Request -> Below are the entries; state how many of their lines contain the string "React", and nothing more.

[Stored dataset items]
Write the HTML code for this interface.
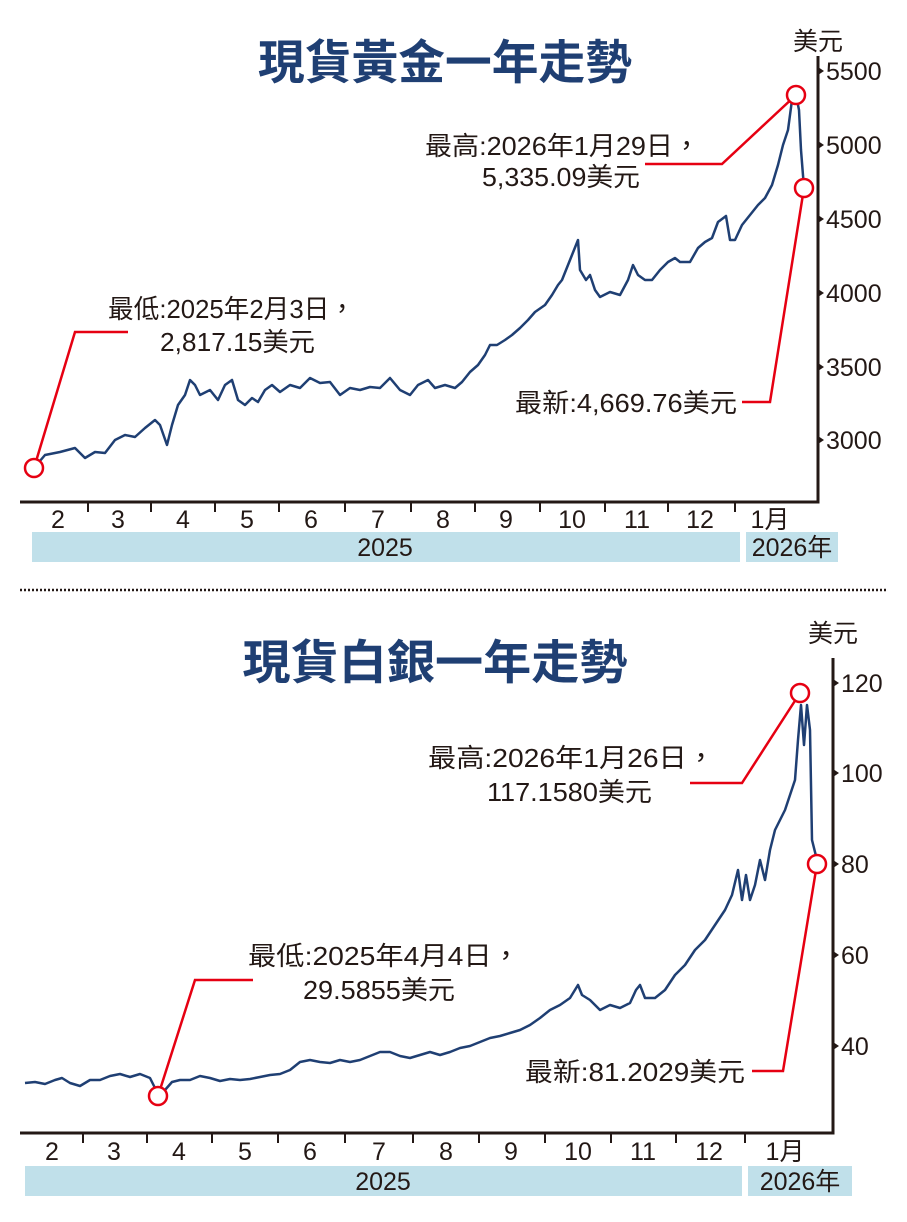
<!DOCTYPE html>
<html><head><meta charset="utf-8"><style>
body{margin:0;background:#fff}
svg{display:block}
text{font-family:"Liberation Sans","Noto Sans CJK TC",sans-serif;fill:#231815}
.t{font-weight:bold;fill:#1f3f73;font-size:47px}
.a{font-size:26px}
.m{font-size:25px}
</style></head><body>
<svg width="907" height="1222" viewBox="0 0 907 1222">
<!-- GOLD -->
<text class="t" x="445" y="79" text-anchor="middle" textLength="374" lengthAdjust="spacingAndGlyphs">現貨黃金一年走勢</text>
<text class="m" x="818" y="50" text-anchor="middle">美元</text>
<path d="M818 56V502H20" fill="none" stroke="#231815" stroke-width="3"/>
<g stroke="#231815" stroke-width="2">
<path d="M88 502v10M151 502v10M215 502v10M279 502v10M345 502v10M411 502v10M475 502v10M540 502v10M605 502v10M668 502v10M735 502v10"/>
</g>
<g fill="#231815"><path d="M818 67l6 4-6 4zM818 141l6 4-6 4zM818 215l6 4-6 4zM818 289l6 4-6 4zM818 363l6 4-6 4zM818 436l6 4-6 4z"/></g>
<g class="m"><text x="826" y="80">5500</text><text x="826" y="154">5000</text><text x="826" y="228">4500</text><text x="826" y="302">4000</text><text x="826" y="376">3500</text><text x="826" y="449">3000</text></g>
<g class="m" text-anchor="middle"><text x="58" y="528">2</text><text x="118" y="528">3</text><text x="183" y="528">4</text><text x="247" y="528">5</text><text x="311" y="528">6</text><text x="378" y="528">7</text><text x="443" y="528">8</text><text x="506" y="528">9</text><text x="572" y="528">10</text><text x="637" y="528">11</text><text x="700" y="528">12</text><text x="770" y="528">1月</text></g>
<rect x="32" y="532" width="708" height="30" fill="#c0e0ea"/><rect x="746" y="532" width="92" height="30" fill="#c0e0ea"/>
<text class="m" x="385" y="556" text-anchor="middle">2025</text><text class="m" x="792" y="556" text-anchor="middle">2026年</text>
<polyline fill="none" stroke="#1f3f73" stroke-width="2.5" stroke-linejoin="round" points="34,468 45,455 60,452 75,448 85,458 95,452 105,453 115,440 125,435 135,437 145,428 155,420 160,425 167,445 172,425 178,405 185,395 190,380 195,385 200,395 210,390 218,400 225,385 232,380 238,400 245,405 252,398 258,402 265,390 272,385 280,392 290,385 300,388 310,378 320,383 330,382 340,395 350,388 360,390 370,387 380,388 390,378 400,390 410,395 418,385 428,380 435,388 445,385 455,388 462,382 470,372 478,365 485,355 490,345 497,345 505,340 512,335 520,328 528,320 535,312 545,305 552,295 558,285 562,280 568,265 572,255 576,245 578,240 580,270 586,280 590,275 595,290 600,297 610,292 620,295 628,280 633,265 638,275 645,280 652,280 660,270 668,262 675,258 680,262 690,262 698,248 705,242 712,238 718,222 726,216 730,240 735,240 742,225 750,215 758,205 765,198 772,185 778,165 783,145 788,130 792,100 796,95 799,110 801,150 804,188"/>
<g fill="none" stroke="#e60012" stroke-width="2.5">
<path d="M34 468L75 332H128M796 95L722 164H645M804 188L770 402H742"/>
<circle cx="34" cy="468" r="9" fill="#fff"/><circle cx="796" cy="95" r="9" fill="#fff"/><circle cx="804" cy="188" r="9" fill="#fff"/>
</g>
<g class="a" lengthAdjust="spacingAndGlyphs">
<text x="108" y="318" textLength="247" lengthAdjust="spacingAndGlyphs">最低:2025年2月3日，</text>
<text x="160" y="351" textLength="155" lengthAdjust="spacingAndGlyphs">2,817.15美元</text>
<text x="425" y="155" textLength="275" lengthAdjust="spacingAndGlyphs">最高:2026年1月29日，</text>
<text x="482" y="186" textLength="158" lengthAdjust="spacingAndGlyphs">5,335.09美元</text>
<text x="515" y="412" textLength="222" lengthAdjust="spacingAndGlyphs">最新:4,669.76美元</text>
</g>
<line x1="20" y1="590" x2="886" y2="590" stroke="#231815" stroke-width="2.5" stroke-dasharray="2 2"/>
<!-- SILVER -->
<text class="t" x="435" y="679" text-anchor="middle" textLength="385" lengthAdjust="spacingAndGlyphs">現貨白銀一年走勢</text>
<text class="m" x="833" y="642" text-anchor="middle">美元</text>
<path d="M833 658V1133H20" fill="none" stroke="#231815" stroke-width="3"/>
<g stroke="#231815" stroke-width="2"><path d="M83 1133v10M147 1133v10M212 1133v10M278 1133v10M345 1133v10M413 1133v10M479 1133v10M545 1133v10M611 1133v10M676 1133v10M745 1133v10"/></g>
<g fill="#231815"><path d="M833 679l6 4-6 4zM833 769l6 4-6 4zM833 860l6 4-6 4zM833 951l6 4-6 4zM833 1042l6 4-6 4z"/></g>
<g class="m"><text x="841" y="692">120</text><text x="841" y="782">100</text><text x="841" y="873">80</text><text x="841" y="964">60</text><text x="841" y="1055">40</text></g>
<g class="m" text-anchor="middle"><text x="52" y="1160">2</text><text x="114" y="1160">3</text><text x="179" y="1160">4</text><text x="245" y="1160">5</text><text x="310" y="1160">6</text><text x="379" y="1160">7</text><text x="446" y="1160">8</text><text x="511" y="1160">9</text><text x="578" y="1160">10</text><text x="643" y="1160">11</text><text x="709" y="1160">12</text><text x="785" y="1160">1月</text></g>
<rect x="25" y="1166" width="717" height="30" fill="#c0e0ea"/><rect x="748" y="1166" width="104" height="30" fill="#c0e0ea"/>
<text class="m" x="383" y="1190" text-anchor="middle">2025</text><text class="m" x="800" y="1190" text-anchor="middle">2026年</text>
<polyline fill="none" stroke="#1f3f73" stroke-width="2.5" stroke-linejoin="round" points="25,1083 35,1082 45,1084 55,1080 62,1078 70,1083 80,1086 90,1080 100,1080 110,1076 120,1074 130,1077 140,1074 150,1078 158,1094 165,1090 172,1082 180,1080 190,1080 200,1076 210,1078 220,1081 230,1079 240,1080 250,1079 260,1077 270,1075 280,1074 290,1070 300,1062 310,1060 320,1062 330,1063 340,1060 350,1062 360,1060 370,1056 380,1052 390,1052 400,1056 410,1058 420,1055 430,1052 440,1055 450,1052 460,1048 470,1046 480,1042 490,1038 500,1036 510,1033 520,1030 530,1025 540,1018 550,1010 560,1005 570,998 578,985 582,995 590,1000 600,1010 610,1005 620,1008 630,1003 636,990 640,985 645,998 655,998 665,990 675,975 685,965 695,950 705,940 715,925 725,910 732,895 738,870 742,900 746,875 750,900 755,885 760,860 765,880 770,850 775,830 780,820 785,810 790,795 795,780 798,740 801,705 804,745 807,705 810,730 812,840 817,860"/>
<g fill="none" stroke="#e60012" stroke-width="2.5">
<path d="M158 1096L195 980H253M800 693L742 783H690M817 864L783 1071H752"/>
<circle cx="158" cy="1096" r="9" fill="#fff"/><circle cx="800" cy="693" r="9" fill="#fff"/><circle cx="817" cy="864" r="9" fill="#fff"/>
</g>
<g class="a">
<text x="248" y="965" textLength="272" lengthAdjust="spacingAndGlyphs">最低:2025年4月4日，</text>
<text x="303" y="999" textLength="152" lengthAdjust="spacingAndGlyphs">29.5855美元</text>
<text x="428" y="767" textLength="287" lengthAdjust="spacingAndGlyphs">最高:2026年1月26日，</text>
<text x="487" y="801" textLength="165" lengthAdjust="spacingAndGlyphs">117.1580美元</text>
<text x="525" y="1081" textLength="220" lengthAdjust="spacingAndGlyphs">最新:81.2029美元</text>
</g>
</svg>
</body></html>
...
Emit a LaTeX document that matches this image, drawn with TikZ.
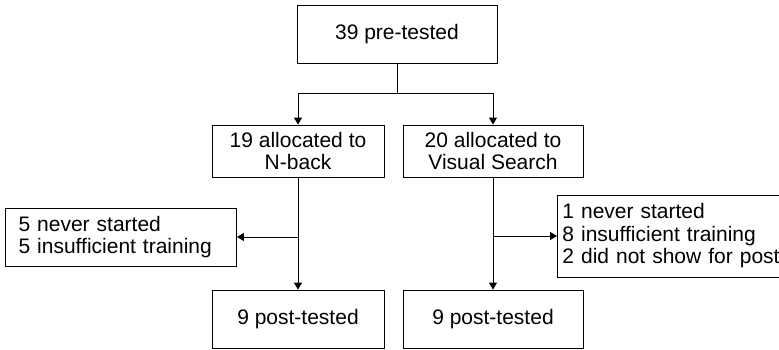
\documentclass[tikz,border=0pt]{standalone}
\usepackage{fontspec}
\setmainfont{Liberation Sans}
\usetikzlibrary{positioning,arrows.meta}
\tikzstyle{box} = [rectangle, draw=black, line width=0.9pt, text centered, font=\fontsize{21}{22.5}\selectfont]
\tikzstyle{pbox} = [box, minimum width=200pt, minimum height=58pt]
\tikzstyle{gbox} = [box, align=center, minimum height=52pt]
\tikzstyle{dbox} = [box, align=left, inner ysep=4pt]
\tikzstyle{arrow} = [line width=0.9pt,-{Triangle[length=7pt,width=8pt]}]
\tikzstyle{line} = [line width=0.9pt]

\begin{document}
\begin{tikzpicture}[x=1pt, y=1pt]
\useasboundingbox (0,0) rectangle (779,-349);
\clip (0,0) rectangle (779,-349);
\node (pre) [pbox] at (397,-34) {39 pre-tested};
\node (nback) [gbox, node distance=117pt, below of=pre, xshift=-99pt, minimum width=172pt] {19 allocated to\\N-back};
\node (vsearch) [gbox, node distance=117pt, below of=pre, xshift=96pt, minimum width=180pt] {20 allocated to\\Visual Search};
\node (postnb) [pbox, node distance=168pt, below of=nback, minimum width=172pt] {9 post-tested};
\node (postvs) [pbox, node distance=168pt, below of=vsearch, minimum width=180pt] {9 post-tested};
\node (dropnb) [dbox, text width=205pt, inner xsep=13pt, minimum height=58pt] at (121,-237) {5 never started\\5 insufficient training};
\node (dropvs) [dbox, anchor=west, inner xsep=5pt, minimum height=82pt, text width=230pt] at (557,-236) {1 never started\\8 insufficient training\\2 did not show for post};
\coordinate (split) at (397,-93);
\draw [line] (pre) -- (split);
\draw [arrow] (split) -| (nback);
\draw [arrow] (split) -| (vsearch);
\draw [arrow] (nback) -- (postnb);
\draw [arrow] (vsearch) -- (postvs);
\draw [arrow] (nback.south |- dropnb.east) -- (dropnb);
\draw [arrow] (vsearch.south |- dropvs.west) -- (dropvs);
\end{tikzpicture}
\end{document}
---
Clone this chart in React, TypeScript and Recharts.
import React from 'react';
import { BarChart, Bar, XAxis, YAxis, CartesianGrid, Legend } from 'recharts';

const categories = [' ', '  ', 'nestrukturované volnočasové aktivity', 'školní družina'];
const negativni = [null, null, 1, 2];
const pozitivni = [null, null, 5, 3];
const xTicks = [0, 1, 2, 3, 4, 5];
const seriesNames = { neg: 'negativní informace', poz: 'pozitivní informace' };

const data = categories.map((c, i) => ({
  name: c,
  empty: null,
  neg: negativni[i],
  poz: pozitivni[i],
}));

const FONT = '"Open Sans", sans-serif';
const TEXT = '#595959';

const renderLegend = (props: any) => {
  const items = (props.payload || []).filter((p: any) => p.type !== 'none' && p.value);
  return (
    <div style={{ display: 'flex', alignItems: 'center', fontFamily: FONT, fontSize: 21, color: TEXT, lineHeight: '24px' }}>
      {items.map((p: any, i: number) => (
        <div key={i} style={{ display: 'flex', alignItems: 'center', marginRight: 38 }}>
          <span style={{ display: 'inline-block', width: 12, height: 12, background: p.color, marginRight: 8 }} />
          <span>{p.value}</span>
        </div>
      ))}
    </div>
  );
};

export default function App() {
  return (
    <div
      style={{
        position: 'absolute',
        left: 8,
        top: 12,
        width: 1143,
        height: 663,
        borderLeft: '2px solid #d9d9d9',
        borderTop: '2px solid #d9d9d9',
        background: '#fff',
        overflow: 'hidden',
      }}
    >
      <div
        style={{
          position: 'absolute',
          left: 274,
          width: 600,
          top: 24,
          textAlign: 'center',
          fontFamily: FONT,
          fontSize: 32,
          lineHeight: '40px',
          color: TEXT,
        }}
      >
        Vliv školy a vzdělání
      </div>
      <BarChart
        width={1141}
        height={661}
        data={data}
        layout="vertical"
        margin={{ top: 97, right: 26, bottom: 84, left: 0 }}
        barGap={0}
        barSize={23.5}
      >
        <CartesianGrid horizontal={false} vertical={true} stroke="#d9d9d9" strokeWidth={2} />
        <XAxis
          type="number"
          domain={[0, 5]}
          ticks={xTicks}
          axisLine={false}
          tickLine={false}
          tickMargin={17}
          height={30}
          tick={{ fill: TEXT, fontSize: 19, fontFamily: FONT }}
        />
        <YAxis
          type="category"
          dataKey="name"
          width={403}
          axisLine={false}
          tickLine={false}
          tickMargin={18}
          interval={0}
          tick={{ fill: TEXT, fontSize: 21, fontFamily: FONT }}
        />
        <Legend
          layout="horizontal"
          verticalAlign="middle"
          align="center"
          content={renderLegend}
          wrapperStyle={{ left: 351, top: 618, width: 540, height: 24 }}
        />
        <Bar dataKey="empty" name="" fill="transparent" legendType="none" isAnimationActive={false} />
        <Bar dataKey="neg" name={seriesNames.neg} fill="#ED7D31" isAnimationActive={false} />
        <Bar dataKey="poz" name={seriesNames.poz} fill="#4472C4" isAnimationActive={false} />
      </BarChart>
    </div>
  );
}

Solution -> 2